Anyways here's my issue, I have a bf who also plays gaia and yesterday I saw him posting in the CB forum so I decided to join him and maybe post on his thread and whatnot. Well I sort of notice this chick flirting with him but what bothered me the most was that it wasnt just some random flirtation it was sex sort of flirtation stuff and even worse he flirted back. Anyways I asked him and he told me that he had to delete some of her post cause she had become to "bold" I now wonder if he also deleted his own replies to her boldness. We fought or better yet i got HURT like crazy. In the end we just sort of worked it out. Today though he asked me that if deleting her from his friend list would make it all go away and better for me. So that's when I realized that he not only befriend her but that he was pming her so I asked him if he cyber with her or rped with her "sexually" and he told me I knew that I had know all along. So that meant yesterday when we talked about it he also lied saying he hadn't done anything with her. I'm so heart broken, i feel like he not only lied but cheated on me even if it was all online. I'm I wrong with how I feel? Is it right I feel he cheated on me?? What should I do?  
PostPosted: Sun Jul 15, 2012 9:02 pm
I once heard cheating defined as "anything you feel you have to hide from your partner". If he was actively trying to hide what he was doing from you, then yes, it counts as cheating.
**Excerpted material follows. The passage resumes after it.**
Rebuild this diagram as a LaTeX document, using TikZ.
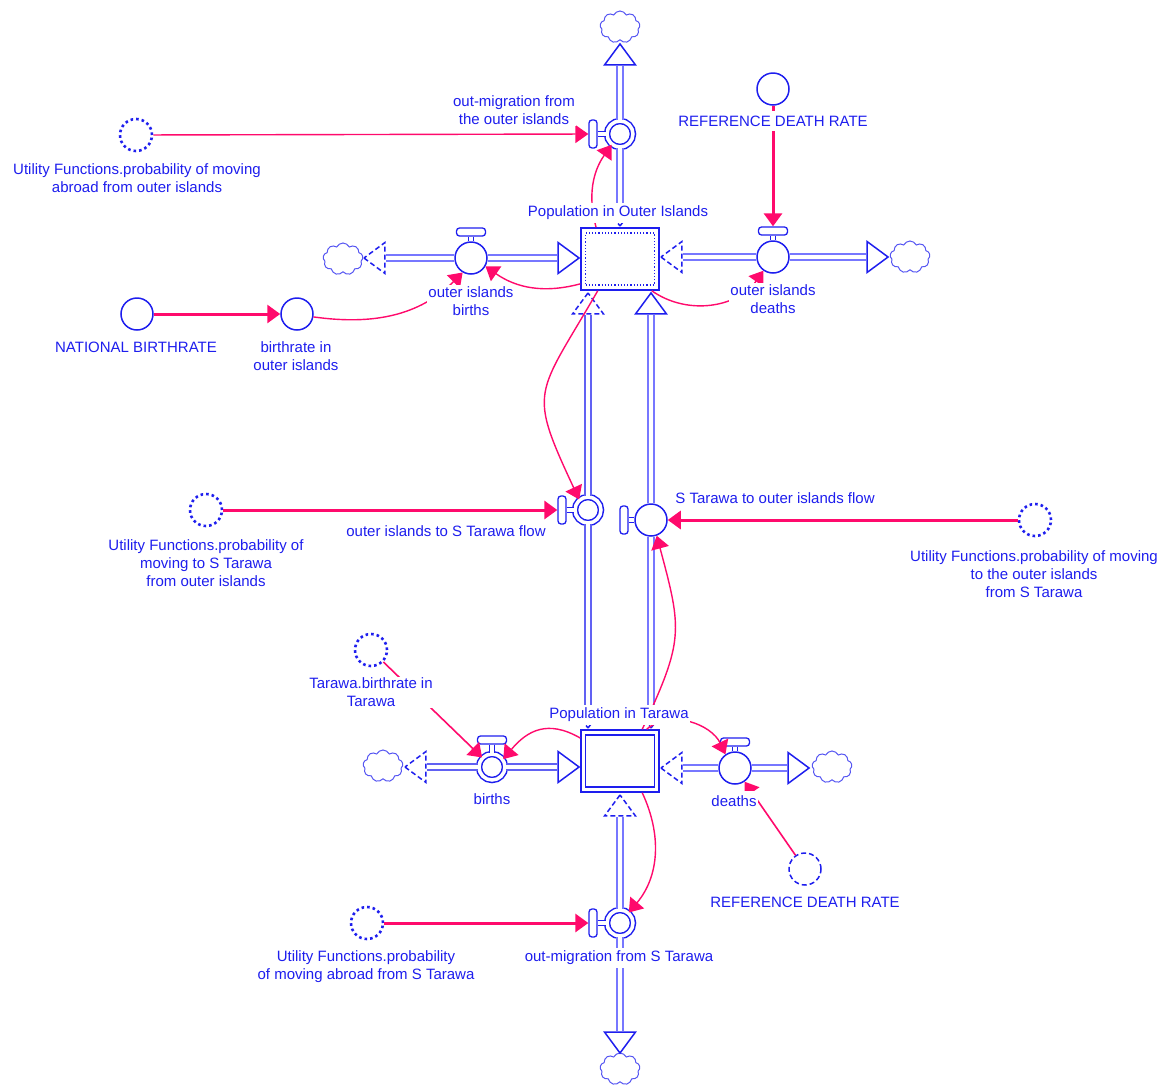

Actually, you feel it was cheating, so yes, it was cheating.

HOWEVER, men in general don't seem to think of cybersex as cheating. So in his mind he was being truthful. He was even considerate enough to ask if you'd feel better if he un-friended her. That tells me he really does care about you.

The question is, are you willing/able to trust him again? It's not going to be right away, of course, you're still processing it. But later, think about it then decide what's best for you.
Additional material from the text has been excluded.